4 Reasons the Affordable Care Act Has Increased the Needs of Health Information Specialists

The Affordable Care Act was introduced in the United States in 2010. Since then, doctors and hospital networks alike have been alarmed. By 2020, the United States could be short 46,000 healthcare specialists due to the overwhelming response of patients demanding their rightful health care needs. Here are four reasons the Affordable Care Act has increased the need for health information specialists.

There are Major Changes to Implement for Government and Private Health Insurances

Doctor’s offices can still have their backup paperwork; however, everything healthcare-related is required to be digital. This includes patient contact information, medical exams, x-rays, medication history, and billing. If it were up to the doctors, the system would stay simplistic, but the government requires these changes. Fortunately, private health insurance companies are seeing a positive impact on their behalf as well.

Now, government and insurance agencies are fining medical practitioners if they are guilty of numerous billing errors. That’s less payout for them. So, strict and fewer billing codes are needed to verify this program will be successful. To make these necessary changes and keep up with the frequent updates that are sure to come, healthcare providers need health information specialists to not only implement these initial steps but also continue to upgrade as necessary.

Imagine a private practice that has been in business for 10 or 15 years. They may have many active patients from their early years. All these records must be updated according to the new regulations. Some of the biggest regulations involve those offices that receive Medicaid and Medicare funds who must comply with the use of electronic medical filing.

The Affordable Care Act Means Accuracy is Vital for Small Practices

To achieve compliance with the Affordable Care Act’s stipulations, it’s important for a practice to be totally accurate. The fines implemented for too many coding errors are extremely high. After paying toward student loans and their malpractice premiums, doctors truly can’t afford to take a hit. Due to this, small practices, home health agencies, and retirement communities are searching for the best health information specialists to avoid these fines.

Mergers and Acquisitions Mean More System Integrations

Larger hospital networks will acquire smaller ones due to their purchasing power. These mergers and acquisitions mean more system integrations. Information between hospital networks will consistently shift. Network security needs to be tightened. Online backups become even more critical. As you can see, health information specialists are just as important as doctors. Technology will drive the health care industry.
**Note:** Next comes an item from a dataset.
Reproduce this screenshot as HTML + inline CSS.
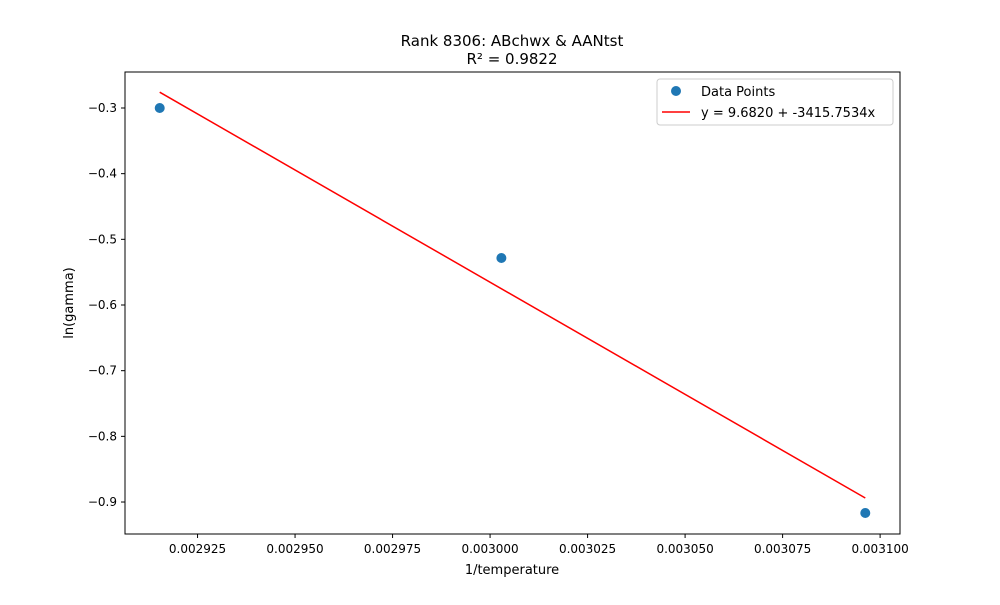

Many New Patients, Few Medical Specialists

The need to meet the the health care needs of America’s baby boomers was already strong. However, with the introduction of the Affordable Care Act, it truly reinforced the need for more medical specialists.

With everyone being mandated to have medical insurance, clinics, doctor’s offices, and hospitals all will be overwhelmed, because Americans can now afford the care. Having this required health care surely means they will use it. Since organizing, documenting, and ensuring patient files are secure, many students are flocking towards a health informatics degree online.

The health care industry is in need of more health information specialists. They not only help with keeping patient records secure but also keeping practices in compliance.